Tag Archives: Curiosity

What Are You Feeling?

Most people try to hide their feelings and the result is that the emotions come out sideways in their relationships and work.

Matt Lieberman, a neuroscientist from UCLA, says that by labeling our emotions we diffuse their power over us and they can become informative instead. Labeling works because it gets us out of our reptilian brain and back to the reasoning part of our brain.

You might have learned this in a parenting class–instead of trying to appease an upset child your best strategy is to help them identify (label) what they are feeling. This allows them to process it and rise above the feeling, rather than be engulfed by the feeling.

Well, the same is true for you and I. Although you may have been taught that you are too emotional and should get a handle on your emotions, that type of conditioning only makes you more likely to explode or react from an emotional space. It does not actually make you more rationale.

Emotions are indicators that can help us navigate our environment and make choices that will lead to our happiness.

They should not be stifled. Neither do we want to become victims of our own emotions to the point they have shut down parts of our brain and put us into ‘fight or flight’ mode.

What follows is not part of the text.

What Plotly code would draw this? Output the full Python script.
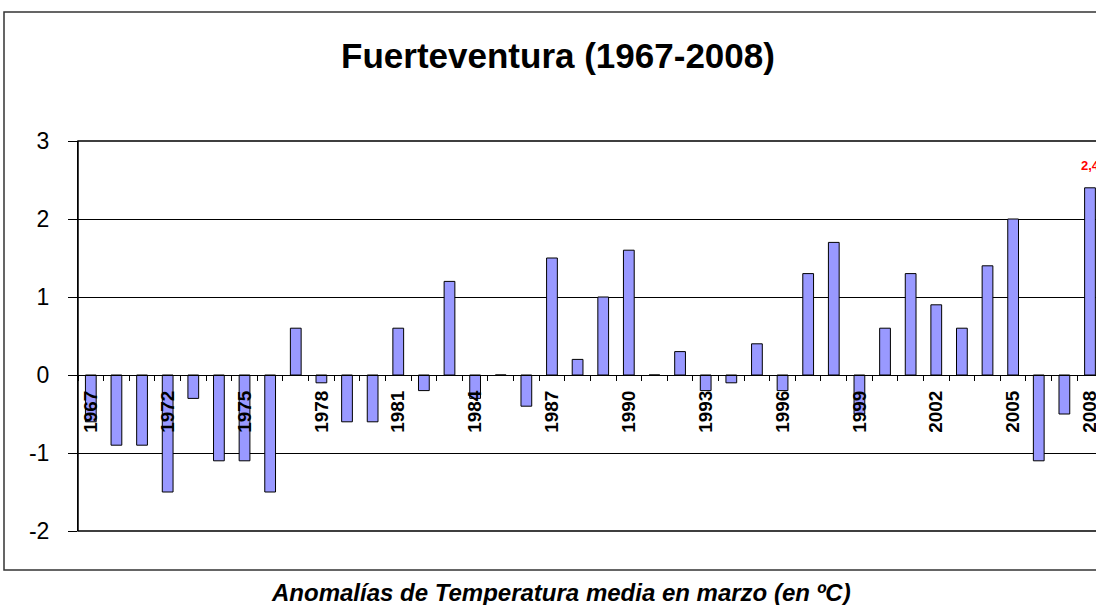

When you feel angry and acknowledge it then you can look at the circumstance and make choices to ask for changes or remove yourself from situations that aren’t in your best interest. If you try to hold in your anger you are likely to stop listening to the mild messages until they become an explosion.

My experience with my own pent up anger is it always comes out destructive and it never gets me what I actually want.

Cultivate Curiosity

So in order to make sure I hear my anger, or any other emotion, while remaining in the driver’s seat of my life–I am learning to label how I feel and start to become a curious investigator of my emotions.

The more I listen to and ask questions about how I am feeling the more I am starting to make choices I like. By labeling how I am feeling it keeps me from diving deep into the feeling. On those deep dives I rarely learn anything that helps me react to my world in a productive way.

Labeling your emotions is a great tool. Try it next time life sends you spinning. Cultivate curiosity for how you are feeling and it can become a wonderful guide. Life is too short to spend it pretending we are happy when we are not.  The easiest way to make a life where you are happy is to notice what makes you feel good and what doesn’t. Then do more of what does.

 

 

 

How Serendipitous Is Your Life?

Don’t you love when things just fall into place, as if by magic? I do.

I have found that most of what I have pushed and pulled to make happen rarely was as sweet as the things that have enchanted, serendipitous beginnings. Yet, I also have suspected that I co-create these moments of serendipity since they seem to happen frequently when I am curious and looking for treasures in the mundane moments of life; and they seem to disappear when I am anxious and stressed.

In a New York Times article I recently read, Pagan Kennedy says the word serendipity originally did connote action on our part, not some good fortune or luck. It originated from a Persian fairy tale about three princess from the Isle of Serendip who had keen skills of observation allowing them to discover things they were not looking for but were present on their travels.

Isn’t that exactly how serendipity works? You are looking for something in your wallet when you see a card from someone you intended to call but forgot. If you pick up on the clue and make the call right then you find some enchanted outcome you did not expect but nevertheless are now overjoyed by.

The keys to cultivating serendipity is in your observing the small cues and then acting on them!

It is a two part process–observe and act. If you are stressed about other things you are not likely to notice the card at all and just push it aside in pursuit of your original quest. If you are in a hurry you might notice, but maybe only make a mental note to make the call later rather than do it now. Either way, the moment will be lost.

According to the NYT article Dr. Erdelez studied 100 people in the 1990’s “to find out how they created their own serendipity, or failed to do so.”

She categorized her subjects into three groups: 1) those that stayed focused on tasks and to-do lists when searching for something, 2) those that occasionally “wandered off into the margins” and had infrequent moments of serendipity, and 3) those she called “super-encounterers.” These were people who expected magic and found it because they looked for “happy surprises” in odd places.

If serendipity is a skill we can cultivate, I want to become a student of it today and increase the enchanted encounters in my life. How about you? Three things seem necessary.

Curiosity

Observation

Action

I am going to bring more curiosity to my life, looking in the oddest places for “happy surprises” and expecting to find them. And when I do, I will act. Sounds like a great adventure!